The CEO of a large marijuana testing lab in Eugene, Oregon announced she's stepping down Wednesday after allegations that she was a secret neo-Nazi surfaced online.
According to The Oregonian, OG Analytical CEO Bethany Sherman announced her resignation and plans to sell the marijuana testing facility she founded in 2013. In a statement to the newspaper, she also said she's only guilty of a "thought crime."
"I find it extremely disconcerting that it is admired and revered to have 'gay pride,' 'black pride,' 'Asian pride, or pride in any other cultural heritage, but if you have 'white pride' it automatically makes you a Nazi, and you are ostracized, attacked, and lynched by your community," Sherman wrote. "I admit, I am proud that I am white, and I'm not ashamed of my heritage. And I admit that I have been so conditioned to feel shame about this pride that I discreetly sought community where I could."

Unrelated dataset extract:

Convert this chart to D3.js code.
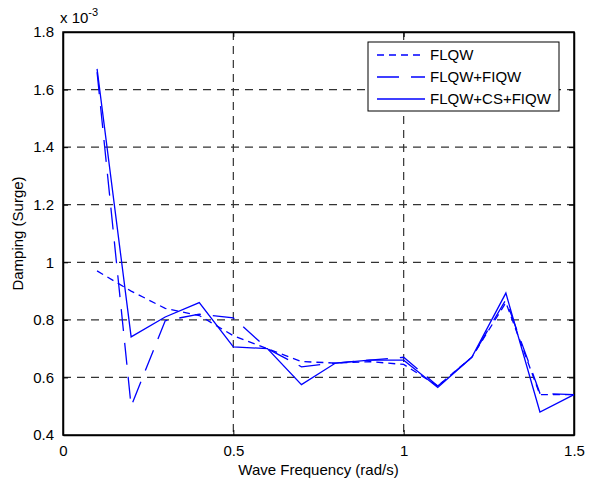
<!DOCTYPE html>
<html>
<head>
<meta charset="utf-8">
<script src="https://cdn.jsdelivr.net/npm/d3@7"></script>
<style>
  body { margin: 0; background: #fff; }
  text { font-family: "Liberation Sans", Arial, sans-serif; }
</style>
</head>
<body>
<script>
// data (values in units of 1e-3)
var freq = [0.1, 0.2, 0.3, 0.4, 0.5, 0.6, 0.7, 0.8, 0.9, 1.0, 1.1, 1.2, 1.3, 1.4, 1.5];
var flqw = [0.97, 0.90, 0.84, 0.815, 0.745, 0.70, 0.655, 0.65, 0.655, 0.645, 0.57, 0.67, 0.86, 0.54, 0.54];
var flqwFiqw = [1.66, 0.50, 0.797, 0.82, 0.807, 0.70, 0.637, 0.65, 0.66, 0.67, 0.57, 0.67, 0.87, 0.545, 0.54];
var flqwCsFiqw = [1.672, 0.741, 0.81, 0.86, 0.706, 0.70, 0.575, 0.65, 0.66, 0.66, 0.565, 0.67, 0.893, 0.48, 0.54];
var seriesNames = ["FLQW", "FLQW+FIQW", "FLQW+CS+FIQW"];
var xTicks = [0, 0.5, 1, 1.5];
var yTicks = [0.4, 0.6, 0.8, 1, 1.2, 1.4, 1.6, 1.8];

var margin = {top: 32, right: 15, bottom: 51, left: 63},
    width = 589 - margin.left - margin.right,
    height = 486 - margin.top - margin.bottom;

var x = d3.scaleLinear().domain([0, 1.5]).range([0, width]);
var y = d3.scaleLinear().domain([0.4, 1.8]).range([height, 0]);

var svg = d3.select("body").append("svg")
    .attr("width", 589)
    .attr("height", 486)
  .append("g")
    .attr("transform", "translate(" + margin.left + "," + margin.top + ")");

// grid
svg.append("g").selectAll("line")
    .data(xTicks.slice(1, -1))
  .enter().append("line")
    .attr("x1", function(d) { return x(d); })
    .attr("x2", function(d) { return x(d); })
    .attr("y1", 0).attr("y2", height)
    .style("stroke", "#333").style("stroke-width", 1.2).style("stroke-dasharray", "8,6");
svg.append("g").selectAll("line")
    .data(yTicks.slice(1, -1))
  .enter().append("line")
    .attr("y1", function(d) { return y(d); })
    .attr("y2", function(d) { return y(d); })
    .attr("x1", 0).attr("x2", width)
    .style("stroke", "#333").style("stroke-width", 1.2).style("stroke-dasharray", "8,6");

// axes, ticks point inward
var fmt = function(d) { return d3.format("~g")(d); };
svg.append("g")
    .attr("transform", "translate(0," + height + ")")
    .call(d3.axisBottom(x).tickValues(xTicks).tickSizeInner(-5).tickSizeOuter(0).tickPadding(10).tickFormat(fmt));
svg.append("g")
    .call(d3.axisLeft(y).tickValues(yTicks).tickSizeInner(-5).tickSizeOuter(0).tickPadding(9).tickFormat(fmt));
svg.append("g")
    .call(d3.axisTop(x).tickValues(xTicks).tickSizeInner(-5).tickSizeOuter(0).tickFormat(""));
svg.append("g")
    .attr("transform", "translate(" + width + ",0)")
    .call(d3.axisRight(y).tickValues(yTicks).tickSizeInner(-5).tickSizeOuter(0).tickFormat(""));
svg.selectAll(".domain").style("stroke", "#000").style("stroke-width", 1.5);
svg.selectAll(".tick text").style("font-size", "15px").style("fill", "#000");

svg.append("rect")
    .attr("width", width).attr("height", height)
    .style("fill", "none").style("stroke", "#000").style("stroke-width", 1.5);

// lines
var styles = [
  {data: flqw, dash: "7,5"},
  {data: flqwFiqw, dash: "22,12"},
  {data: flqwCsFiqw, dash: null}
];
var line = d3.line()
    .x(function(d, i) { return x(freq[i]); })
    .y(function(d) { return y(d); });

styles.forEach(function(s) {
  svg.append("path")
      .datum(s.data)
      .attr("d", line)
      .style("fill", "none")
      .style("stroke", "#0000ff")
      .style("stroke-width", 1.3)
      .style("stroke-dasharray", s.dash);
});

// legend
var lg = svg.append("g").attr("transform", "translate(" + (368 - margin.left) + "," + (42 - margin.top) + ")");
lg.append("rect")
    .attr("width", 191).attr("height", 69)
    .style("fill", "#fff").style("stroke", "#000").style("stroke-width", 1);
styles.forEach(function(s, i) {
  var yy = 13 + i * 22;
  lg.append("line")
      .attr("x1", 9).attr("x2", 57).attr("y1", yy).attr("y2", yy)
      .style("stroke", "#0000ff").style("stroke-width", 1.3)
      .style("stroke-dasharray", s.dash);
  lg.append("text")
      .attr("x", 62).attr("y", yy + 5)
      .style("font-size", "15px")
      .text(seriesNames[i]);
});

// exponent label
var ex = svg.append("text").attr("x", -3).attr("y", -9).style("font-size", "15px");
ex.append("tspan").text("x 10");
ex.append("tspan").attr("dy", -7).style("font-size", "11px").text("-3");

// axis labels
svg.append("text")
    .attr("x", width / 2).attr("y", height + 40)
    .attr("text-anchor", "middle")
    .style("font-size", "15px")
    .text("Wave Frequency (rad/s)");
svg.append("text")
    .attr("transform", "translate(-40," + (height / 2) + ") rotate(-90)")
    .attr("text-anchor", "middle")
    .style("font-size", "15px")
    .text("Damping (Surge)");
</script>
</body>
</html>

Sherman denied that she was involved with any neo-Nazi groups.
"The community I'm referring to is comprised of hard working, good-hearted people like you and like me, who are forced into secrecy because they share similar beliefs, which Eugene Antifa is now proving to be true: that being White and having pride in your cultural heritage will make you the victim of hate crimes. I learned a great deal from this experience, and have learned even more in the last 24 hours since this article was published."
Sherman's move to step down from the company came after a coalition of Pacific Northwest-based anti-fascist groups alleged she and her former partner Matthew L. Combs operated neo-Nazi social media accounts.
In a post published by Eugene Antifa, the coalition claimed they'd gained access to chat logs from Discord, a gaming chat app that is often used by white supremacists, that were linked to Sherman and Combs (who was also a co-founder of OG Analytical).
As The Oregonian notes, the antifa groups also allege that Sherman "supplied food and support for neo-Nazi gatherings and operated a Twitter account under the handle, @14th_word," a reference to a white supremacist slogan claiming "we must secure the existence of our people and a future for white children."
OG Analytical's lab director Rodger Voelker told the newspaper that after learning about the allegations, employees at the company decided they were uncomfortable with Sherman remaining at the helm of the lab.
"It blindsided all of us," Voelker, who claimed to not have a relationship with Sherman or Combs outside of work, said. "It's unbelievable that you can work with people -- our relationship is purely professional. We don't share personal beliefs, religious, political or anything else. This is just unbelievable."